▶

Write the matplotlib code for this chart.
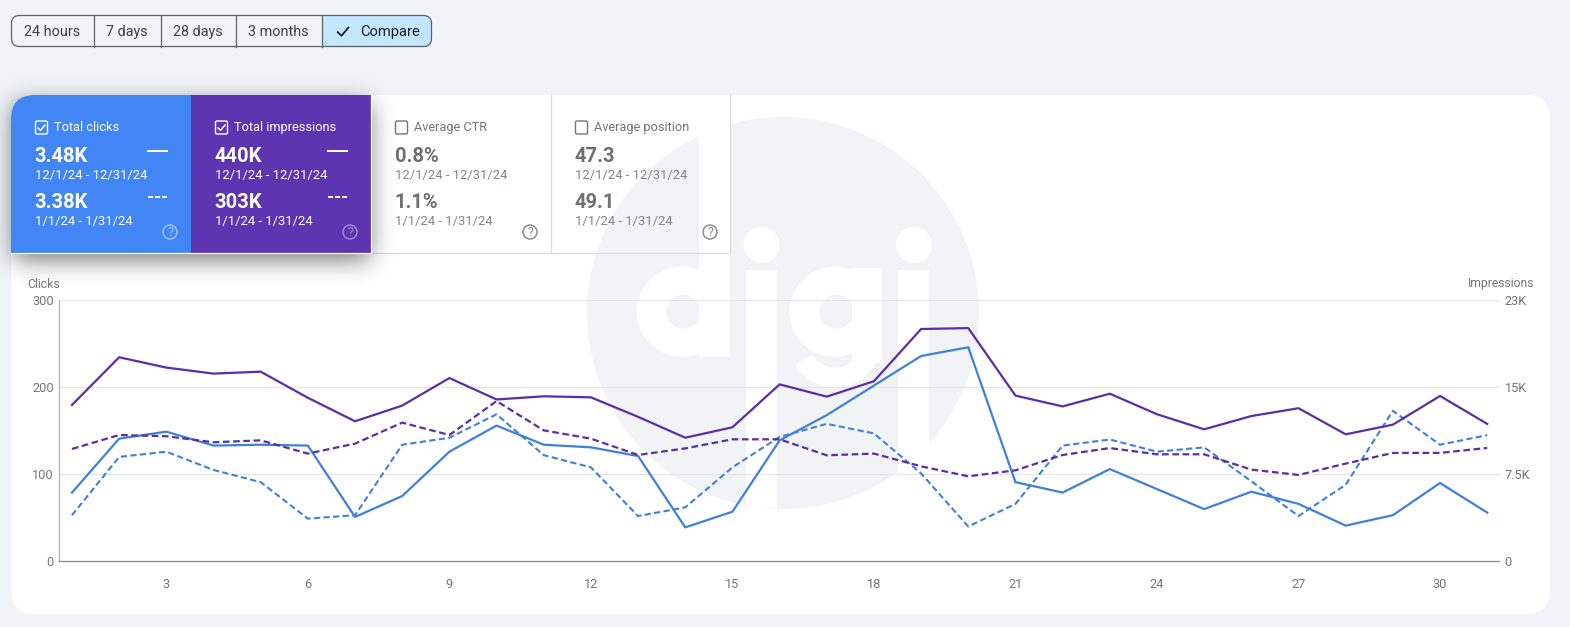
import math
import numpy as np
import matplotlib
matplotlib.use('Agg')
import matplotlib.pyplot as plt
from matplotlib.patches import Rectangle, FancyBboxPatch, Circle, Wedge

plt.rcParams['font.family'] = ['Roboto', 'DejaVu Sans']

days = list(range(1, 32))
clicks_now = [79, 141, 149, 133, 134, 133, 51, 75, 126, 156, 134, 131, 121, 39, 57, 139, 168, 202, 236, 246,
              91, 79, 106, 83, 60, 80, 66, 41, 53, 90, 56]
clicks_prev = [53, 120, 126, 105, 91, 49, 53, 134, 142, 169, 122, 108, 52, 62, 108, 143, 158, 147, 101, 40,
               66, 133, 140, 126, 131, 92, 52, 88, 173, 134, 145]
impr_now = [13780, 17980, 17070, 16540, 16710, 14410, 12340, 13720, 16150, 14260, 14540, 14450, 12730, 10890,
            11810, 15590, 14510, 15870, 20470, 20550, 14600, 13650, 14770, 12960, 11630, 12800, 13490, 11190,
            12040, 14570, 12110]
impr_prev = [9900, 11130, 11020, 10490, 10660, 9490, 10370, 12220, 11130, 14120, 11540, 10810, 9370, 9950,
             10750, 10750, 9340, 9490, 8370, 7490, 8020, 9370, 9980, 9430, 9430, 8080, 7610, 8610, 9550, 9550,
             9990]

x_ticks = [3, 6, 9, 12, 15, 18, 21, 24, 27, 30]
clicks_ticks = [0, 100, 200, 300]
impr_ticks = [0, 7667, 15333, 23000]
impr_labels = ['0', '7.5K', '15K', '23K']

range_buttons = ['24 hours', '7 days', '28 days', '3 months']
date_now = '12/1/24 - 12/31/24'
date_prev = '1/1/24 - 1/31/24'
metric_names = ['Total clicks', 'Total impressions', 'Average CTR', 'Average position']
metric_now = ['3.48K', '440K', '0.8%', '47.3']
metric_prev = ['3.38K', '303K', '1.1%', '49.1']

BG = '#f0f4f9'
BLUE = '#4285f4'
PURPLE = '#5e35b1'
LINE_BLUE = '#4080dc'
LINE_PURPLE = '#5a2ea6'
WM = '#f1f3f4'
DASH = (0, (3.0, 1.6))

fig = plt.figure(figsize=(15.7, 6.27), dpi=100, facecolor=BG)

# page layer, in pixels
page = fig.add_axes([0, 0, 1, 1])
page.set_xlim(0, 1570)
page.set_ylim(627, 0)
page.axis('off')

card = FancyBboxPatch((11, 95), 1539, 519, boxstyle='round,pad=0,rounding_size=24', fc='white', ec='none')
page.add_patch(card)

# watermark
page.add_patch(Circle((783, 313), 196, fc=WM, ec='none'))
zx = lambda v: 570 + v / 3
zy = lambda v: 100 + v / 3
page.add_patch(Circle((zx(335), zy(635)), 45, fc='white', ec='none'))
page.add_patch(Rectangle((zx(388), 100), 31, zy(765) - 100, fc='white', ec='none'))
page.add_patch(Circle((zx(340), zy(635)), 17, fc=WM, ec='none'))
page.add_patch(Rectangle((zx(388), zy(500)), 31, 90, fc='white', ec='none'))
page.add_patch(Circle((zx(575), zy(435)), 18, fc='white', ec='none'))
page.add_patch(Rectangle((zx(528), zy(510)), 31, zy(1225) - zy(510), fc='white', ec='none'))
page.add_patch(Circle((zx(793), zy(635)), 45, fc='white', ec='none'))
page.add_patch(Wedge((zx(795), zy(725)), 46, 0, 150, width=20, fc='white', ec='none'))
page.add_patch(Rectangle((zx(845), zy(505)), 30, 95, fc='white', ec='none'))
page.add_patch(Circle((zx(800), zy(635)), 17, fc=WM, ec='none'))
page.add_patch(Rectangle((zx(845), zy(505)), 30, 60, fc='white', ec='none'))
page.add_patch(Circle((zx(1032), zy(435)), 18, fc='white', ec='none'))
page.add_patch(Rectangle((zx(985), zy(510)), 31, zy(1135) - zy(510), fc='white', ec='none'))

# card separators
for sx in [550.5, 730]:
    page.plot([sx, sx], [95, 252], color='#dadce0', lw=0.9)
page.plot([371, 730], [252.5, 252.5], color='#dadce0', lw=0.9)


# soft shadow behind the two active cards
def edge(v, a, b, s):
    erf = np.vectorize(math.erf)
    return 0.5 * (erf((v - a) / s) - erf((v - b) / s))


sx_grid = np.arange(-30, 430)
sy_grid = np.arange(50, 320)
shade = np.outer(edge(sy_grid, 103, 259, 17), edge(sx_grid, 13, 369, 17)) * 0.55
rgba = np.zeros(shade.shape + (4,))
rgba[..., 3] = shade
page.imshow(rgba, extent=(-30, 430, 320, 50), aspect='auto', interpolation='bilinear', zorder=2.2)
page.set_xlim(0, 1570)
page.set_ylim(627, 0)

blue = Rectangle((11, 95), 180, 158, fc=BLUE, ec='none', zorder=2.4)
page.add_patch(blue)
blue.set_clip_path(card)
page.add_patch(Rectangle((191, 95), 180, 158, fc=PURPLE, ec='none', zorder=2.4))
page.plot([11, 371, 371], [253, 253, 95], color='white', lw=0.9, zorder=2.5)


def check(px, py, size, color, lw):
    page.plot([px - size, px - size * 0.25, px + size], [py, py + size * 0.7, py - size * 0.75],
              color=color, lw=lw, solid_capstyle='butt', zorder=3)


for i, name in enumerate(metric_names):
    left = 35 + i * 180
    active = i < 2
    head = 'white' if active else '#757575'
    big = 'white' if active else '#6f6f6f'
    sub = 'white' if active else '#80868b'
    page.add_patch(FancyBboxPatch((left + 0.5, 121), 12, 13, boxstyle='round,pad=0,rounding_size=1.5',
                                  fc='none', ec=head, lw=1, zorder=3))
    if active:
        check(left + 6.5, 127.5, 4, 'white', 1.1)
    page.text(left + 19, 131.3, name, color=head, fontsize=9.2, va='baseline', ha='left')
    page.text(left - 0.5, 162, metric_now[i], color=big, fontsize=14.5, fontweight='bold', va='baseline')
    page.text(left, 179, date_now, color=sub, fontsize=9.4, va='baseline')
    page.text(left - 0.5, 208, metric_prev[i], color=big, fontsize=14.5, fontweight='bold', va='baseline')
    page.text(left, 225.3, date_prev, color=sub, fontsize=9.4, va='baseline')
    if active:
        page.plot([left + 113, left + 132], [151, 151], color='white', lw=1.4, zorder=3)
        page.plot([left + 113, left + 132], [197, 197], color='white', lw=1.4, linestyle=(0, (2.6, 1.03)), zorder=3)
    help_col = '#a9c6fa' if i == 0 else ('#a58fdc' if i == 1 else '#80868b')
    page.add_patch(Circle((left + 135, 232), 7, fc='none', ec=help_col, lw=1, zorder=3))
    page.text(left + 135, 232, '?', color=help_col, fontsize=9, ha='center', va='center')

# date range buttons
compare = FancyBboxPatch((11.5, 15.5), 420, 31, boxstyle='round,pad=0,rounding_size=8', fc=BG, ec='none')
page.add_patch(compare)
hl = Rectangle((321.5, 15.5), 110, 31, fc='#c2e7ff', ec='none')
page.add_patch(hl)
hl.set_clip_path(compare)
page.add_patch(FancyBboxPatch((11.5, 15.5), 420, 31, boxstyle='round,pad=0,rounding_size=8', fc='none',
                              ec='#5f6368', lw=0.9))
for sx in [93.5, 160.5, 235.5, 321.5]:
    page.plot([sx, sx], [15.5, 46.5], color='#5f6368', lw=0.9)
for cx, label in zip([52, 127, 198, 278.5], range_buttons):
    page.text(cx, 36, label, color='#3c4043', fontsize=10.4, ha='center', va='baseline')
check(343, 31.5, 6, '#1f1f1f', 1.3)
page.text(390, 36, 'Compare', color='#1f1f1f', fontsize=10.6, ha='center', va='baseline')

page.text(27, 287.5, 'Clicks', color='#757575', fontsize=8.8, va='baseline')
page.text(1534.5, 287.5, 'Impressions', color='#757575', fontsize=8.7, va='baseline', ha='right')

# chart
ax = fig.add_axes([59.3 / 1570, 1 - 561.3 / 627, (1499 - 59.3) / 1570, 261 / 627])
ax.patch.set_alpha(0)
ax.set_xlim(0.731, 31.25)
ax.set_ylim(0, 300)
ax.set_xticks(x_ticks)
ax.set_yticks(clicks_ticks)
ax.grid(axis='y', color='#e4e6e9', lw=0.9)
ax.set_axisbelow(True)
ax.tick_params(length=0, labelcolor='#757575', labelsize=9.2)
ax.tick_params(axis='x', pad=12)
ax.tick_params(axis='y', pad=4)
for s in ['top', 'right']:
    ax.spines[s].set_visible(False)
ax.spines['left'].set_color('#b0b3b8')
ax.spines['bottom'].set_color('#8a8d91')
ax.spines['left'].set_linewidth(0.9)
ax.spines['bottom'].set_linewidth(0.9)

ax.plot(days, clicks_prev, color=LINE_BLUE, lw=1.5, linestyle=DASH)
ax.plot(days, clicks_now, color=LINE_BLUE, lw=1.6)

ax2 = ax.twinx()
ax2.patch.set_alpha(0)
ax2.set_ylim(0, 23000)
ax2.set_yticks(impr_ticks)
ax2.set_yticklabels(impr_labels)
ax2.tick_params(length=0, labelcolor='#757575', labelsize=9.2, pad=4)
for s in ax2.spines.values():
    s.set_visible(False)
ax2.plot(days, impr_prev, color=LINE_PURPLE, lw=1.6, linestyle=DASH)
ax2.plot(days, impr_now, color=LINE_PURPLE, lw=1.6)

fig.savefig('out.png', dpi=100, facecolor=BG)
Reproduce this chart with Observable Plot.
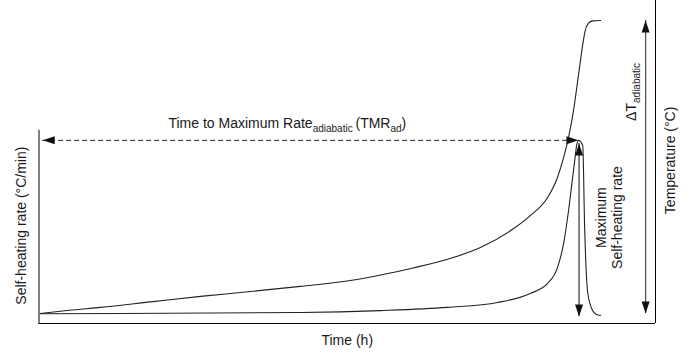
<!DOCTYPE html>
<html>
<head>
<meta charset="utf-8">
<script src="https://cdn.jsdelivr.net/npm/d3@7"></script>
<script src="https://cdn.jsdelivr.net/npm/@observablehq/plot@0.6"></script>
<style>
  html, body { margin: 0; padding: 0; background: #fff; }
  #chart svg { display: block; }
</style>
</head>
<body>
<div id="chart"></div>
<script>
// ---- Data (schematic units: time 0–100, value 0–100) ----
const tempTime  = [0.2, 4.9, 10.0, 18.1, 26.2, 34.3, 42.4, 50.5, 55.4, 60.7, 66.3, 71.6, 77.0, 79.7, 82.5, 84.1, 85.1, 85.9, 86.7, 87.5, 88.3, 88.6, 89.1, 89.8, 91.1];
const tempValue = [3.1, 4.1, 5.0, 6.7, 8.4, 9.9, 11.5, 13.3, 15.0, 17.2, 19.9, 23.5, 29.4, 33.4, 39.0, 45.2, 51.4, 57.6, 65.9, 76.8, 87.6, 90.7, 92.9, 93.7, 93.8];

const rateTime  = [0.2, 13.2, 42.4, 55.4, 66.3, 74.4, 79.7, 82.5, 84.1, 85.1, 85.9, 86.5, 86.9, 87.2, 87.5, 88.2, 88.5, 89.0, 89.8, 90.4, 91.1];
const rateValue = [3.0, 3.1, 3.4, 4.0, 5.0, 6.5, 9.3, 12.4, 17.3, 24.8, 35.0, 44.3, 50.5, 55.1, 56.7, 55.1, 30.3, 9.6, 4.0, 2.8, 2.5];

// axis frame: left, bottom, right
const frameLeft   = {x: 0,   y1: 0, y2: 59.8};
const frameBottom = {y: 0,   x1: 0, x2: 100};
const frameRight  = {x: 100, y1: 0, y2: 100};

// annotation arrows
const tmrArrow   = {x1: 0.6,  x2: 87.5, y: 56.7};
const maxArrow   = {x: 87.6, y1: 2.2, y2: 55.7};
const deltaArrow = {x: 98.4, y1: 3.1, y2: 93.8};

const arrowHeads = [
  {x: tmrArrow.x1, y: tmrArrow.y, dir: "left"},
  {x: tmrArrow.x2, y: tmrArrow.y, dir: "right"},
  {x: maxArrow.x, y: maxArrow.y2, dir: "up"},
  {x: maxArrow.x, y: maxArrow.y1, dir: "down"},
  {x: deltaArrow.x, y: deltaArrow.y2, dir: "up"},
  {x: deltaArrow.x, y: deltaArrow.y1, dir: "down"}
];

// labels
const labels = [
  {text: "Time to Maximum Rate_{adiabatic }(TMR_{ad})", x: 21.0, y: 62.1, rotate: 0, anchor: "start"},
  {text: "Time (h)", x: 50.0, y: -5.1, rotate: 0, anchor: "middle"},
  {text: "Self-heating rate (°C/min)", x: -2.9, y: 30.3, rotate: -90, anchor: "middle"},
  {text: "Temperature (°C)", x: 102.3, y: 50.5, rotate: -90, anchor: "middle"},
  {text: "ΔT_{adiabatic}", x: 96.0, y: 71.7, rotate: -90, anchor: "middle"},
  {text: "Maximum\nSelf-heating rate", x: 92.45, y: 32.8, rotate: -90, anchor: "middle"}
];

// ---- Helpers ----
const tempData = tempTime.map((t, i) => ({t, v: tempValue[i]}));
const rateData = rateTime.map((t, i) => ({t, v: rateValue[i]}));

function headSymbol(dir) {
  const L = 12, W = 4;
  return {
    draw(ctx) {
      ctx.moveTo(0, 0);
      if (dir === "up")    { ctx.lineTo(-W, L); ctx.lineTo(W, L); }
      if (dir === "down")  { ctx.lineTo(-W, -L); ctx.lineTo(W, -L); }
      if (dir === "left")  { ctx.lineTo(L, -W); ctx.lineTo(L, W); }
      if (dir === "right") { ctx.lineTo(-L, -W); ctx.lineTo(-L, W); }
      ctx.closePath();
    }
  };
}

const ink = "#1a1a1a";
const headMarks = ["up", "down", "left", "right"].map(dir =>
  Plot.dot(arrowHeads.filter(d => d.dir === dir), {
    x: "x", y: "y", symbol: headSymbol(dir), r: 4, fill: "#111", stroke: "none"
  })
);

const labelMarks = labels.map(d =>
  Plot.text([d], {
    x: "x", y: "y", text: "text", rotate: d.rotate, textAnchor: d.anchor,
    lineAnchor: "middle", lineHeight: 1.14, fontSize: 14, fill: ink
  })
);

const svg = Plot.plot({
  width: 697,
  height: 354,
  marginLeft: 38.5,
  marginRight: 42,
  marginTop: 0,
  marginBottom: 31,
  x: {domain: [0, 100], axis: null},
  y: {domain: [0, 100], axis: null},
  style: {fontFamily: "'Liberation Sans', Arial, sans-serif", background: "#fff", overflow: "visible"},
  marks: [
    Plot.ruleX([frameLeft], {x: "x", y1: "y1", y2: "y2", stroke: "#000", strokeWidth: 1}),
    Plot.ruleY([frameBottom], {y: "y", x1: "x1", x2: "x2", stroke: "#000", strokeWidth: 1}),
    Plot.ruleX([frameRight], {x: "x", y1: "y1", y2: "y2", stroke: "#000", strokeWidth: 1}),
    Plot.line(tempData, {x: "t", y: "v", curve: "monotone-x", stroke: "#222", strokeWidth: 1.1}),
    Plot.line(rateData, {x: "t", y: "v", curve: "monotone-x", stroke: "#222", strokeWidth: 1.1}),
    Plot.ruleY([tmrArrow], {y: "y", x1: "x1", x2: "x2", stroke: "#222", strokeWidth: 1, strokeDasharray: "5,3"}),
    Plot.ruleX([maxArrow], {x: "x", y1: "y1", y2: "y2", stroke: "#444", strokeWidth: 1.3}),
    Plot.ruleX([deltaArrow], {x: "x", y1: "y1", y2: "y2", stroke: "#555", strokeWidth: 1.3}),
    ...headMarks,
    ...labelMarks
  ]
});

// subscripts: turn "_{...}" into lowered, smaller tspans
svg.querySelectorAll("text").forEach(t => {
  if (t.children.length === 0 && t.textContent.includes("_{")) {
    const s = t.textContent;
    t.textContent = "";
    const re = /_\{([^}]*)\}/g;
    let last = 0, m, shifted = false;
    const ns = "http://www.w3.org/2000/svg";
    while ((m = re.exec(s))) {
      if (m.index > last) {
        const n = document.createElementNS(ns, "tspan");
        n.textContent = s.slice(last, m.index);
        if (shifted) { n.setAttribute("dy", "-4"); shifted = false; }
        t.appendChild(n);
      }
      const sub = document.createElementNS(ns, "tspan");
      sub.textContent = m[1];
      sub.setAttribute("font-size", "10px");
      sub.setAttribute("dy", "4");
      t.appendChild(sub);
      shifted = true;
      last = re.lastIndex;
    }
    if (last < s.length) {
      const n = document.createElementNS(ns, "tspan");
      n.textContent = s.slice(last);
      if (shifted) n.setAttribute("dy", "-4");
      t.appendChild(n);
    }
  }
});

document.getElementById("chart").appendChild(svg);
</script>
</body>
</html>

◀

Take the lines above from the top of the records through the one with "metric_prev = ['3.38K', '303K', '1.1%', '49.1']" and repeat them exactly, without any pictures.

Write the matplotlib code for this chart.
import math
import numpy as np
import matplotlib
matplotlib.use('Agg')
import matplotlib.pyplot as plt
from matplotlib.patches import Rectangle, FancyBboxPatch, Circle, Wedge

plt.rcParams['font.family'] = ['Roboto', 'DejaVu Sans']

days = list(range(1, 32))
clicks_now = [79, 141, 149, 133, 134, 133, 51, 75, 126, 156, 134, 131, 121, 39, 57, 139, 168, 202, 236, 246,
              91, 79, 106, 83, 60, 80, 66, 41, 53, 90, 56]
clicks_prev = [53, 120, 126, 105, 91, 49, 53, 134, 142, 169, 122, 108, 52, 62, 108, 143, 158, 147, 101, 40,
               66, 133, 140, 126, 131, 92, 52, 88, 173, 134, 145]
impr_now = [13780, 17980, 17070, 16540, 16710, 14410, 12340, 13720, 16150, 14260, 14540, 14450, 12730, 10890,
            11810, 15590, 14510, 15870, 20470, 20550, 14600, 13650, 14770, 12960, 11630, 12800, 13490, 11190,
            12040, 14570, 12110]
impr_prev = [9900, 11130, 11020, 10490, 10660, 9490, 10370, 12220, 11130, 14120, 11540, 10810, 9370, 9950,
             10750, 10750, 9340, 9490, 8370, 7490, 8020, 9370, 9980, 9430, 9430, 8080, 7610, 8610, 9550, 9550,
             9990]

x_ticks = [3, 6, 9, 12, 15, 18, 21, 24, 27, 30]
clicks_ticks = [0, 100, 200, 300]
impr_ticks = [0, 7667, 15333, 23000]
impr_labels = ['0', '7.5K', '15K', '23K']

range_buttons = ['24 hours', '7 days', '28 days', '3 months']
date_now = '12/1/24 - 12/31/24'
date_prev = '1/1/24 - 1/31/24'
metric_names = ['Total clicks', 'Total impressions', 'Average CTR', 'Average position']
metric_now = ['3.48K', '440K', '0.8%', '47.3']
metric_prev = ['3.38K', '303K', '1.1%', '49.1']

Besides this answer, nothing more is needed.